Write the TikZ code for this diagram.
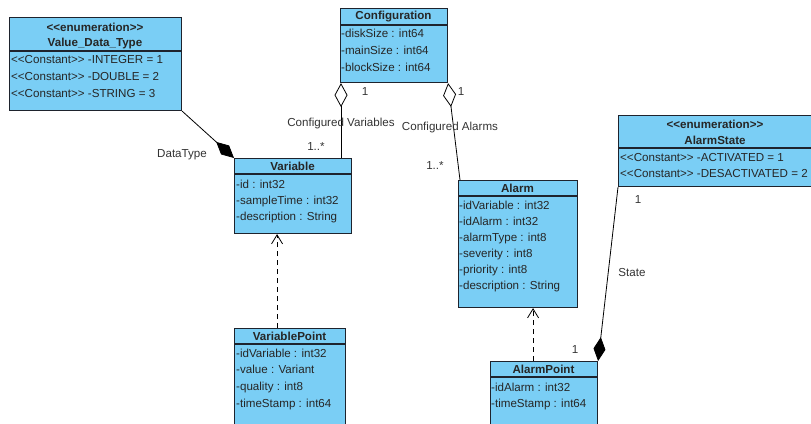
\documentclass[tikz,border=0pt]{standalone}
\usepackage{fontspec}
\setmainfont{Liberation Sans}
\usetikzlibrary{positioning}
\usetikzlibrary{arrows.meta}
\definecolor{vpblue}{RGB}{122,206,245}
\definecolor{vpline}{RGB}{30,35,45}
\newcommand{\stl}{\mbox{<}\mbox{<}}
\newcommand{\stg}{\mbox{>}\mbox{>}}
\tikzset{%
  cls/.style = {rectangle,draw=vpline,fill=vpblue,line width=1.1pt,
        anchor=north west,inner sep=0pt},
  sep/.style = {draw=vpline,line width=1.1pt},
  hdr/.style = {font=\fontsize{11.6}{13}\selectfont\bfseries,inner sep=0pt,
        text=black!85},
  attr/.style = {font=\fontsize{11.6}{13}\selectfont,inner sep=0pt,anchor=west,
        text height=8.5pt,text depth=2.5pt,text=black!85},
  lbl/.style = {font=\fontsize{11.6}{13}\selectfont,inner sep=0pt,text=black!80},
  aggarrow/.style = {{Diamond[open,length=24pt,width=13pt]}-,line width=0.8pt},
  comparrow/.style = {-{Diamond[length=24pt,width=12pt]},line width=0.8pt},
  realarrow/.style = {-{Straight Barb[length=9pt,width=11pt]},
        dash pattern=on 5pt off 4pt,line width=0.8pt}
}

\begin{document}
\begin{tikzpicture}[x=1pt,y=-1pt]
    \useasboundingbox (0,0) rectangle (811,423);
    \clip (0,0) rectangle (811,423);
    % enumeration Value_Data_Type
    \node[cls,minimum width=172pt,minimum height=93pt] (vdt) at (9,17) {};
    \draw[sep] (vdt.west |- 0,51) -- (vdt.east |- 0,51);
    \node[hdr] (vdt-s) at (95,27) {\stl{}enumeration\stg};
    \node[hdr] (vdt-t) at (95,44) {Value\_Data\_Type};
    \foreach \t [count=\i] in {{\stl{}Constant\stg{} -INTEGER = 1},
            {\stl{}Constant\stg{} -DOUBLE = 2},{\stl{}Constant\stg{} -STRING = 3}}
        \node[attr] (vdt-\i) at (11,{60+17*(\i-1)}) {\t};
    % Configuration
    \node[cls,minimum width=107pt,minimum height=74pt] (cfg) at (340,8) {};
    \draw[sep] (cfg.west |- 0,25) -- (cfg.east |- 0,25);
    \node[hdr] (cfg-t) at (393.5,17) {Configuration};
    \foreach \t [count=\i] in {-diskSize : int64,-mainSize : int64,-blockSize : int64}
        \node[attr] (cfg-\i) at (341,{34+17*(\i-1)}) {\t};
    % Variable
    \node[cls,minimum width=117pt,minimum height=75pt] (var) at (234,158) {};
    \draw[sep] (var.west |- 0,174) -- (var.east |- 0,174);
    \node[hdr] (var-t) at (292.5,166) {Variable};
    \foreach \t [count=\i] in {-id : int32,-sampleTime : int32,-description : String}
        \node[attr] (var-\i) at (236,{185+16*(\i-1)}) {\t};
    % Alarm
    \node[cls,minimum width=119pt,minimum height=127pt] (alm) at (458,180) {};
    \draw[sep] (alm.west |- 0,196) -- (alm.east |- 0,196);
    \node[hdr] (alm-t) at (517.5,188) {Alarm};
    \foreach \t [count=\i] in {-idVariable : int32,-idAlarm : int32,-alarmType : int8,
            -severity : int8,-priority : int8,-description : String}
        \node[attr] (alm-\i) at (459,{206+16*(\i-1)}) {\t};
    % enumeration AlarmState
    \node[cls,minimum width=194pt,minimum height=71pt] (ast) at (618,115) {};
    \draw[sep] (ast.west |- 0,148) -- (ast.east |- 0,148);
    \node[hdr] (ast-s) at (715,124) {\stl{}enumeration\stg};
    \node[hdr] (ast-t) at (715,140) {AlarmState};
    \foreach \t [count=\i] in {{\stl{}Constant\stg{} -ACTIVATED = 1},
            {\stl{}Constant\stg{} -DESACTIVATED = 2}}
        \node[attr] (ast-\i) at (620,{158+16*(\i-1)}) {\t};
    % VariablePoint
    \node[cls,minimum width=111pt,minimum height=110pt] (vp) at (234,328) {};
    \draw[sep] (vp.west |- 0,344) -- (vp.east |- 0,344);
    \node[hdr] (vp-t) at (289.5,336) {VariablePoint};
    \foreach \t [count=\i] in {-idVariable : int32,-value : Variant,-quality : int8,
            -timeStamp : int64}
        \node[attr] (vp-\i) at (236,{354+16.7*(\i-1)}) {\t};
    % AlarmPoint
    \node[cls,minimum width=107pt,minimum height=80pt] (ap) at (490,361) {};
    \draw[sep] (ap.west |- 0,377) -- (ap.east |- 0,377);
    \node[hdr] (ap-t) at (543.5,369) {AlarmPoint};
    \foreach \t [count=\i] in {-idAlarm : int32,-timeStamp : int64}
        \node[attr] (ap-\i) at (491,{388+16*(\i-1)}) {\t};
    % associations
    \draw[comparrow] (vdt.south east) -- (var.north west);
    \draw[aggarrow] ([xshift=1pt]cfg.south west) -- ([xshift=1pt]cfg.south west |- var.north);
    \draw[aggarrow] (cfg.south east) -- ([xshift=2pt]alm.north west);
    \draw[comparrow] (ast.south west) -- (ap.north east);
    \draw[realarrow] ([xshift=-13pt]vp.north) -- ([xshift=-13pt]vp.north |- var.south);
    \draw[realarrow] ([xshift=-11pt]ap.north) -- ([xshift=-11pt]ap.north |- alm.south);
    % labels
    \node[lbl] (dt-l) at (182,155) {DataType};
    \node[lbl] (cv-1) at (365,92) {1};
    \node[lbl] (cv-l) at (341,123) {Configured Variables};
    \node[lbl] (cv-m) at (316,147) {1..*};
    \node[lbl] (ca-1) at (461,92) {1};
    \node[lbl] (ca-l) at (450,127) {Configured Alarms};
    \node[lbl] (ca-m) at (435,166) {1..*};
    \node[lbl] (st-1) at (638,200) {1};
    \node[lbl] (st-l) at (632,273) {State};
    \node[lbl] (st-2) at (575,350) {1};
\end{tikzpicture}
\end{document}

· · ·

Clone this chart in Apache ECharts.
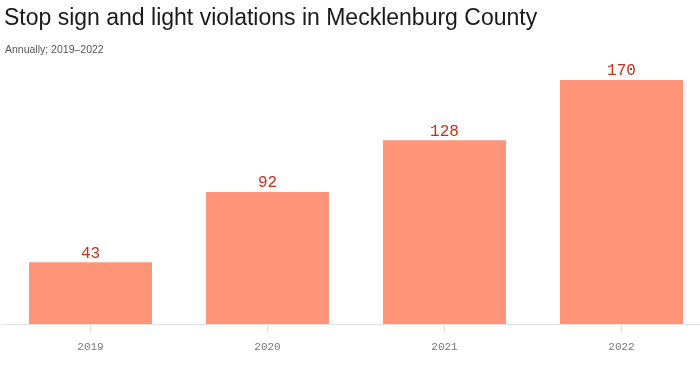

· · ·

Pick out the lines that have the word "this". Copy them all.

Write the TikZ code for this diagram.
Clone this chart in Apache ECharts.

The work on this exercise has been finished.